The successes and low costs mean that the schools have managed to attract a segment of the population that most Jewish communal leaders are hungry for: the children of the intermarried and the less affiliated. The new study indicates that among students at Jewish schools, only 42% attend synagogue on the Sabbath, and 45% eat nonkosher food outside the home.

But the success has imperiled the very Jewish nature of the schools. Requesting anonymity, a teacher at one of these schools said that “there is a percentage of parents sending their children to Jewish schools who are just not interested in Jewish studies.”

Wagner said that an institution where 85% of parents pay the Jewish studies fee in full would be seen as exceptional. Some teachers told the Forward that in their schools, the figure is just 50%. While Jewish studies teaching continues, the Commission on Jewish Schools reported that the “fragile, slightly hand-to-mouth basis on which this is funded constrains any proposals for improving Jewish studies that involve increased finance.”

The schools have also become heavily reliant on Jewish charities.

“Jewish schools are actually in a worse situation than in the private sector, where if fees are paid, a child is not enrolled,” Wagner said. “It is difficult to budget, as they may know what the student numbers will be but do not know what money they will receive.”

Despite the problems facing British Jewish schools, Howard Deitcher, co-author of “Jewish Day Schools, Jewish Communities,” the first book-length study of Jewish day schools around the world, believes that their arrangement with the government is a model to which American Jews could aspire.

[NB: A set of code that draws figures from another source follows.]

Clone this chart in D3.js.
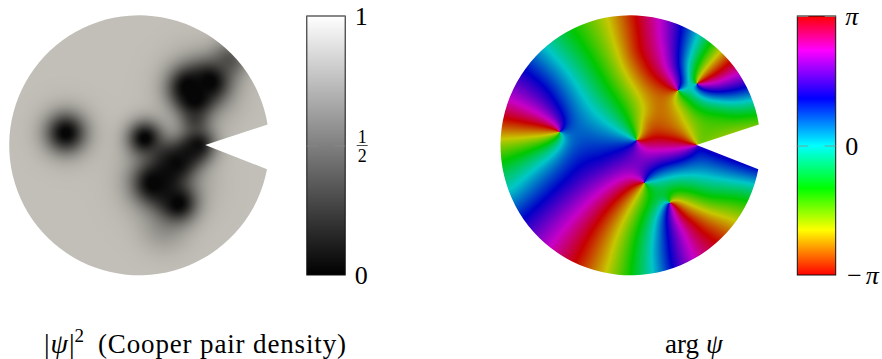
<!DOCTYPE html>
<html>
<head>
<meta charset="utf-8">
<style>
html, body { margin: 0; background: #fff; }
svg { display: block; }
text { font-family: "Liberation Serif", "DejaVu Serif", serif; fill: #000; }
.math { font-style: italic; }
</style>
<script src="https://cdn.jsdelivr.net/npm/d3@7"></script>
</head>
<body>
<script>
const PI = Math.PI

// All positions below are read off the picture, in disc units (disc spans 0..780 each way)
// density holes, the last few are the wide shallow halos
const holeX = [170, 407, 537, 602, 557, 557, 567, 502, 432, 507, 665, 465, 462, 470, 535, 470, 575, 470, 170]
const holeY = [353, 369, 214, 199, 250, 314, 389, 444, 504, 564, 130, 640, 414, 478, 415, 535, 220, 490, 353]
const holeWidth = [38, 36, 40, 40, 34, 30, 36, 38, 42, 38, 38, 50, 30, 32, 30, 32, 72, 80, 56]
const holeDepth = [1, 1, 1, 1, 1, 0.5, 0.9, 0.9, 1, 1, 0.5, 0.2, 0.35, 0.65, 0.65, 0.45, 0.38, 0.38, 0.25]
const densityFloor = 0.025

// phase vortices
const vortexX = [177, 408, 533, 590, 432, 508]
const vortexY = [350, 375, 225, 205, 502, 562]

// phase samples by colour band, each [x, y]
const redSamples = [[400, 5], [408, 105], [450, 175], [500, 213], [685, 135], [650, 170], [610, 195], [10, 315], [80, 330], [140, 343], [235, 725], [310, 595], [370, 535], [415, 510], [650, 675], [580, 620], [525, 575], [580, 387], [500, 370], [440, 375]]
const orangeSamples = [[480, 275], [490, 335], [440, 325]]
const yellowSamples = [[330, 10], [355, 105], [400, 215], [435, 285], [415, 350], [660, 110], [610, 165], [5, 365], [90, 360], [155, 353], [320, 765], [355, 645], [400, 555], [425, 515], [700, 615], [600, 580], [530, 555], [540, 285], [560, 335], [582, 380]]
const limeSamples = [[770, 330], [670, 350], [600, 380]]
const greenSamples = [[220, 55], [300, 175], [370, 285], [402, 350], [630, 85], [585, 165], [10, 435], [90, 405], [160, 365], [390, 780], [410, 655], [432, 525], [745, 555], [620, 545], [515, 525], [450, 505], [770, 295], [660, 295], [580, 275], [545, 240]]
const cyanSamples = [[140, 105], [220, 195], [280, 285], [350, 345], [395, 367], [590, 65], [560, 145], [560, 205], [755, 255], [650, 255], [590, 230], [40, 525], [120, 445], [185, 375], [460, 770], [460, 655], [490, 580], [765, 505], [580, 480], [450, 500]]
const skySamples = [[250, 355], [200, 405]]
const blueSamples = [[80, 165], [140, 215], [185, 295], [180, 340], [540, 45], [535, 125], [545, 200], [735, 215], [660, 230], [605, 220], [80, 595], [200, 495], [300, 435], [395, 385], [510, 745], [500, 635], [502, 580], [775, 465], [590, 405], [445, 490]]
const purpleSamples = [[580, 395], [490, 425], [430, 455]]
const magentaSamples = [[30, 255], [100, 285], [165, 330], [480, 25], [490, 105], [525, 200], [715, 180], [650, 205], [605, 210], [160, 675], [270, 555], [370, 485], [420, 495], [570, 725], [520, 605], [510, 575], [500, 405], [420, 390]]

// colour bar stops
const phaseStops = [-PI, -0.652 * PI, -0.33 * PI, 0, 0.364 * PI, 0.736 * PI, PI]
const phaseColors = ['#ff0000', '#ffff00', '#00ff00', '#00ffff', '#0000ff', '#ff00ff', '#ff0000']
const densityTicks = [0, 0.5, 1]
const phaseTicks = [-PI, 0, PI]
const captions = ['(Cooper pair density)', 'arg']

// pacman outline in disc units
const notchTip = [588, 389]
const notchUpperAngle = 9.2
const notchLowerAngle = -10.6
const discSize = 780
const dimming = 0.78
const smoothing = 4

const width = 882
const height = 359
const radius = 130
const discY = 145.3
const discs = [139.5, 630.5]
const barTop = 16
const barBottom = 275
const barWidth = 38.4
const barLeft = [306.8, 797.3]

const svg = d3.select('body').append('svg')
  .attr('width', width).attr('height', height)
const defs = svg.append('defs')

function discScales (cx) {
  return {
    x: d3.scaleLinear([0, discSize], [cx - radius, cx + radius]),
    y: d3.scaleLinear([0, discSize], [discY - radius, discY + radius])
  }
}

function outline (cx) {
  const s = discScales(cx)
  const tipX = s.x(notchTip[0])
  const tipY = s.y(notchTip[1])
  const a0 = -notchUpperAngle * PI / 180
  const a1 = -notchLowerAngle * PI / 180
  const p = d3.path()
  p.moveTo(tipX, tipY)
  p.lineTo(cx + radius * Math.cos(a0), discY + radius * Math.sin(a0))
  p.arc(cx, discY, radius, a0, a1, true)
  p.closePath()
  return p.toString()
}

// fills a canvas with one colour per pixel and puts it in the svg, clipped to the pacman
function drawField (cx, id, colorAt) {
  const s = discScales(cx)
  const size = radius * 2 + 2
  const x0 = Math.floor(cx - radius) - 1
  const y0 = Math.floor(discY - radius) - 1
  const canvas = document.createElement('canvas')
  canvas.width = size
  canvas.height = size
  const ctx = canvas.getContext('2d')
  const img = ctx.createImageData(size, size)
  for (let j = 0; j < size; j++) {
    for (let i = 0; i < size; i++) {
      const c = colorAt(s.x.invert(x0 + i + 0.5), s.y.invert(y0 + j + 0.5))
      const k = (j * size + i) * 4
      img.data[k] = c.r
      img.data[k + 1] = c.g
      img.data[k + 2] = c.b
      img.data[k + 3] = 255
    }
  }
  ctx.putImageData(img, 0, 0)
  defs.append('clipPath').attr('id', id).append('path').attr('d', outline(cx))
  svg.append('image')
    .attr('x', x0).attr('y', y0)
    .attr('width', size).attr('height', size)
    .attr('href', canvas.toDataURL())
    .attr('clip-path', 'url(#' + id + ')')
}

// density, the colour stays black below the floor so the cores come out as flat dark patches
const densityColor = d3.scaleLinear([densityFloor, 1], ['#060606', '#c1bfb7']).clamp(true)
function density (x, y) {
  let v = 1
  holeX.forEach((hx, i) => {
    const dx = x - hx
    const dy = y - holeY[i]
    v *= 1 - holeDepth[i] * Math.exp(-(dx * dx + dy * dy) / (2 * holeWidth[i] * holeWidth[i]))
  })
  return v
}
drawField(discs[0] - 0.3, 'clip-density', (x, y) => d3.rgb(densityColor(density(x, y))))

// phase: vortices plus a smooth part fitted to the colour band samples
const phaseColor = d3.scaleLinear(phaseStops, phaseColors)
function vortexPhase (x, y) {
  let a = 0
  vortexX.forEach((vx, i) => { a += Math.atan2(vortexY[i] - y, x - vx) })
  return a
}
// sqrt map around the notch tip, so the two faces of the notch sit far apart
function unfold (x, y) {
  const dx = x - notchTip[0]
  const dy = notchTip[1] - y
  let a = Math.atan2(dy, dx)
  if (a < 0) a += 2 * PI
  const r = Math.sqrt(Math.hypot(dx, dy))
  return [r * Math.cos(a / 2), r * Math.sin(a / 2)]
}
const bands = [
  [redSamples, PI], [orangeSamples, -0.83 * PI], [yellowSamples, phaseStops[1]],
  [limeSamples, -0.5 * PI], [greenSamples, phaseStops[2]], [cyanSamples, 0],
  [skySamples, 0.2 * PI], [blueSamples, phaseStops[4]], [purpleSamples, 0.55 * PI],
  [magentaSamples, phaseStops[5]]
]
const samples = []
bands.forEach(([pts, phase]) => {
  pts.forEach(([x, y]) => {
    const r = phase - vortexPhase(x, y)
    samples.push({ u: unfold(x, y), c: Math.cos(r), s: Math.sin(r) })
  })
})

function kernel (a, b) {
  const du = a[0] - b[0]
  const dv = a[1] - b[1]
  const d = du * du + dv * dv
  return d > 0 ? 0.5 * d * Math.log(d) : 0
}

// smoothing thin plate spline over the samples, two right hand sides
function fitSpline () {
  const n = samples.length
  const m = n + 3
  const A = []
  for (let i = 0; i < m; i++) {
    const row = new Array(m + 2).fill(0)
    if (i < n) {
      for (let j = 0; j < n; j++) row[j] = kernel(samples[i].u, samples[j].u)
      row[i] += smoothing
      row[n] = 1
      row[n + 1] = samples[i].u[0]
      row[n + 2] = samples[i].u[1]
      row[m] = samples[i].c
      row[m + 1] = samples[i].s
    } else {
      for (let j = 0; j < n; j++) row[j] = i === n ? 1 : samples[j].u[i - n - 1]
    }
    A.push(row)
  }
  for (let c = 0; c < m; c++) {
    let best = c
    for (let r = c + 1; r < m; r++) if (Math.abs(A[r][c]) > Math.abs(A[best][c])) best = r
    const t = A[c]; A[c] = A[best]; A[best] = t
    for (let r = 0; r < m; r++) {
      if (r === c) continue
      const f = A[r][c] / A[c][c]
      if (f === 0) continue
      for (let k = c; k < m + 2; k++) A[r][k] -= f * A[c][k]
    }
  }
  return { c: A.map((r, i) => r[m] / r[i]), s: A.map((r, i) => r[m + 1] / r[i]) }
}
const spline = fitSpline()

function phase (x, y) {
  const u = unfold(x, y)
  const n = samples.length
  let c = spline.c[n] + spline.c[n + 1] * u[0] + spline.c[n + 2] * u[1]
  let s = spline.s[n] + spline.s[n + 1] * u[0] + spline.s[n + 2] * u[1]
  for (let i = 0; i < n; i++) {
    const k = kernel(u, samples[i].u)
    c += spline.c[i] * k
    s += spline.s[i] * k
  }
  let a = (vortexPhase(x, y) + Math.atan2(s, c)) % (2 * PI)
  if (a > PI) a -= 2 * PI
  if (a < -PI) a += 2 * PI
  return a
}
drawField(discs[1], 'clip-phase', (x, y) => {
  const c = d3.rgb(phaseColor(phase(x, y)))
  return { r: c.r * dimming, g: c.g * dimming, b: c.b * dimming }
})

// colour bars
function colorBar (left, id, domain, colors, ticks, format) {
  const y = d3.scaleLinear([domain[0], domain[domain.length - 1]], [barBottom, barTop])
  const grad = defs.append('linearGradient').attr('id', id)
    .attr('x1', 0).attr('x2', 0).attr('y1', 1).attr('y2', 0)
  grad.selectAll('stop').data(domain).join('stop')
    .attr('offset', d => (barBottom - y(d)) / (barBottom - barTop))
    .attr('stop-color', (d, i) => colors[i])
  svg.append('rect')
    .attr('x', left).attr('y', barTop)
    .attr('width', barWidth).attr('height', barBottom - barTop)
    .attr('fill', 'url(#' + id + ')')
    .attr('stroke', '#111').attr('stroke-width', 1)
  const tickLeft = svg.append('g').attr('transform', 'translate(' + left + ',0)')
    .call(d3.axisLeft(y).tickValues(ticks).tickSize(-11).tickFormat(''))
  const tickRight = svg.append('g').attr('transform', 'translate(' + (left + barWidth) + ',0)')
    .call(d3.axisRight(y).tickValues(ticks).tickSize(-11).tickFormat(format))
  ;[tickLeft, tickRight].forEach(g => {
    g.select('.domain').remove()
    g.selectAll('line').attr('stroke', '#888').attr('stroke-width', 0.8)
  })
  tickRight.selectAll('text')
    .attr('x', 9.5).attr('dy', '0.33em')
    .attr('text-anchor', 'start')
    .style('font-size', '26px').style('font-family', null)
  return { y: y, ticks: tickRight }
}

const densityBar = colorBar(barLeft[0], 'grad-density', [0, 1], ['#000000', '#ffffff'], densityTicks,
  d => d === 0.5 ? '' : d)
const fracX = barLeft[0] + barWidth + 17
const fracY = densityBar.y(0.5)
svg.append('line')
  .attr('x1', fracX - 5.5).attr('x2', fracX + 5.5)
  .attr('y1', fracY).attr('y2', fracY)
  .attr('stroke', '#222').attr('stroke-width', 0.8)
svg.selectAll('text.frac').data(['1', '2']).join('text')
  .attr('class', 'frac')
  .attr('x', fracX)
  .attr('y', (d, i) => fracY + (i === 0 ? -3 : 16))
  .attr('text-anchor', 'middle')
  .style('font-size', '18px')
  .text(d => d)

const phaseBar = colorBar(barLeft[1], 'grad-phase', phaseStops, phaseColors, phaseTicks,
  d => d === 0 ? '0' : (d < 0 ? '\u2212\u03c0' : '\u03c0'))
phaseBar.ticks.selectAll('text').filter(d => d !== 0).classed('math', true)
  .style('letter-spacing', d => d < 0 ? '3px' : null)

// captions
const cap1 = svg.append('text').attr('x', 44).attr('y', 353).style('font-size', '28px')
cap1.append('tspan').text('|')
cap1.append('tspan').attr('class', 'math').attr('dx', 1).text('\u03c8')
cap1.append('tspan').attr('dx', 1).text('|')
cap1.append('tspan').attr('dy', -11).style('font-size', '19px').text('2')
svg.append('text').attr('x', 98).attr('y', 353).style('font-size', '27px')
  .attr('textLength', 248).attr('lengthAdjust', 'spacing')
  .text(captions[0])

const cap2 = svg.append('text').attr('x', 665).attr('y', 353).style('font-size', '27px')
cap2.append('tspan').text(captions[1])
cap2.append('tspan').attr('class', 'math').attr('dx', 7).text('\u03c8')
</script>
</body>
</html>
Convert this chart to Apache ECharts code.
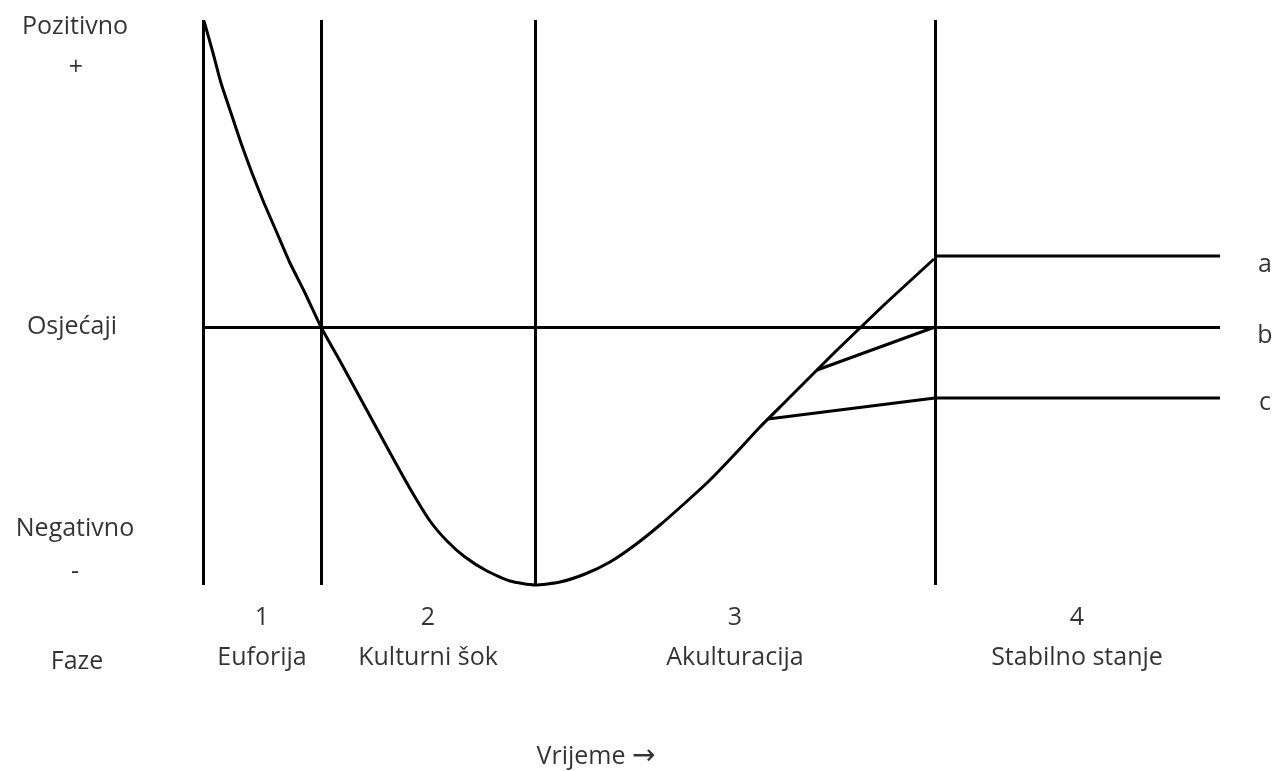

“One of the greatest obstacles facing American Jewish schools is the high cost to parents, and charter schools do not provide the kind of intensity in Jewish experience that U.K. schools do,” said Deitcher, director of the Melton Centre for Jewish Education at the Hebrew University of Jerusalem. “The enormous advantage of the British system is something the U.S. community can learn a lot from. It can go about lobbying national and state governments to subsidize tuition in Jewish schools.”